Engaging with staff is essential if retailers are to succeed in meeting customers’ needs, according to key retailers speaking at the World Retail Congress.
“The secret sauce of Best Buy is in its 180,000 employees,” said Best Buy International chief executive officer Bob Willett.
Best Buy, which is building on the success of its big-box electricals format by offering services to customers, encourages staff to be entrepreneurial about each individual location to ensure that the customer needs are met. “They know what the problems are and what the solution is,” he said.
Inditex chief communications officer Jesus Echevarria said that customer-centricity is “at the heart of everything” that Inditex does.
He added that staff’s participation in its unique logistics structure is essential to its unrivalled success.
Inditex is able to replenish stock globally within 48 to 72 hours thanks to its modeling systems. Store staff initiate the re-stocking process and create the right image of stock depth in stores, removing customer frustrations.
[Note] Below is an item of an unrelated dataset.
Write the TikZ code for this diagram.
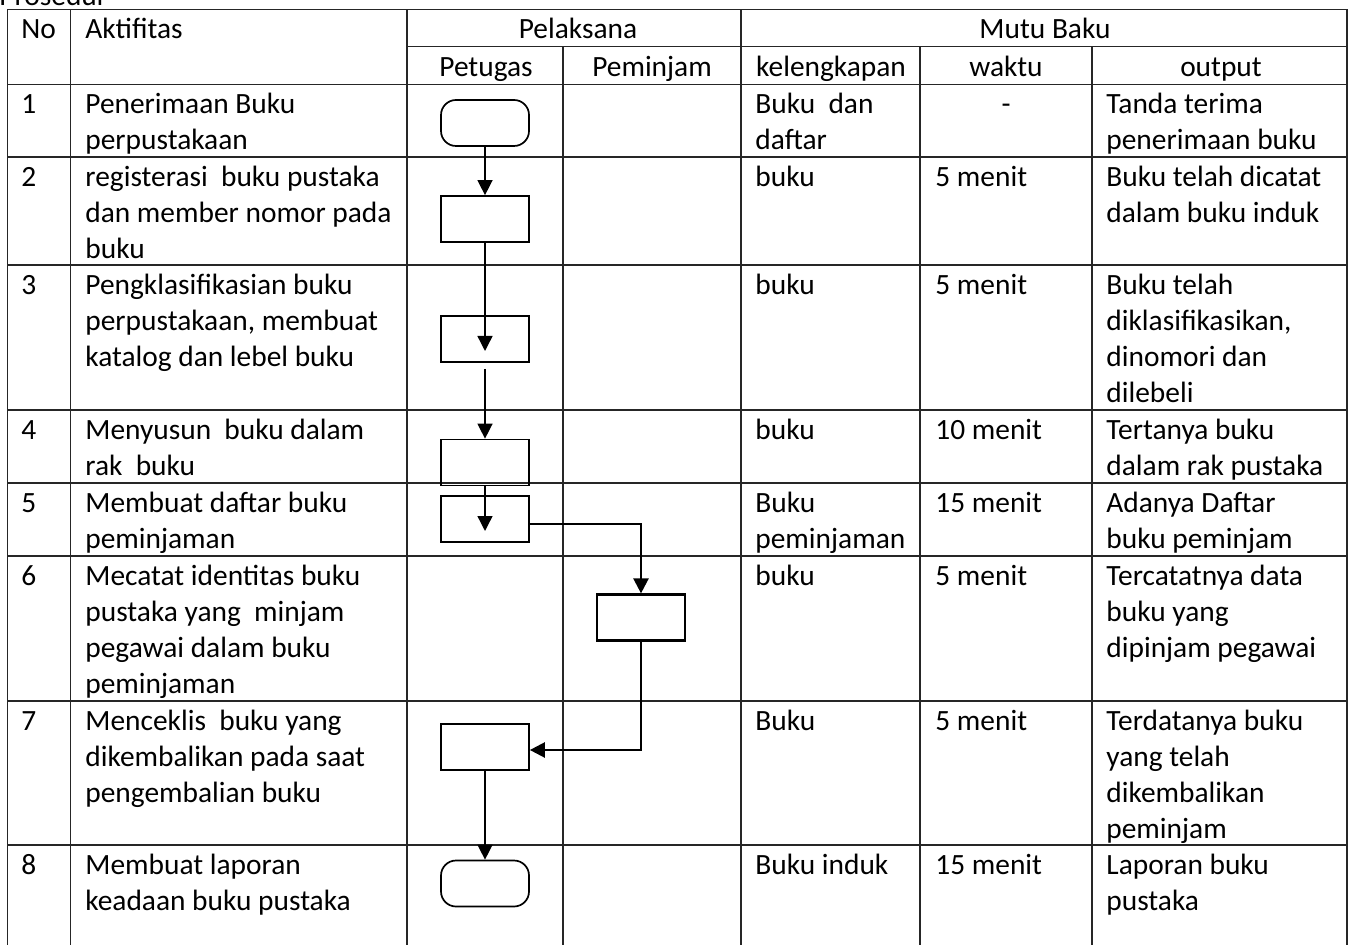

Willett warned that retailers should not go down the customer-centricity route unless they align everything they do and look at it “holistically”, including segmentation of profit and loss by customer lifestyle and not by buying groups.
Willett added that all retailers and manufacturers should work together to “remove the frustrations of the customer”.
“For those that don’t change, they will go the way of the dinosaur and frankly they deserve it,” he said.
Stephen Rose, chief executive of LaSer subsidiary 5one, said that changing mindsets was “the hardest thing to do”, but that customer-centricity is being demanded by customers, and those retailers that guarantee shoppers’ needs will be “the new breed of retailer”.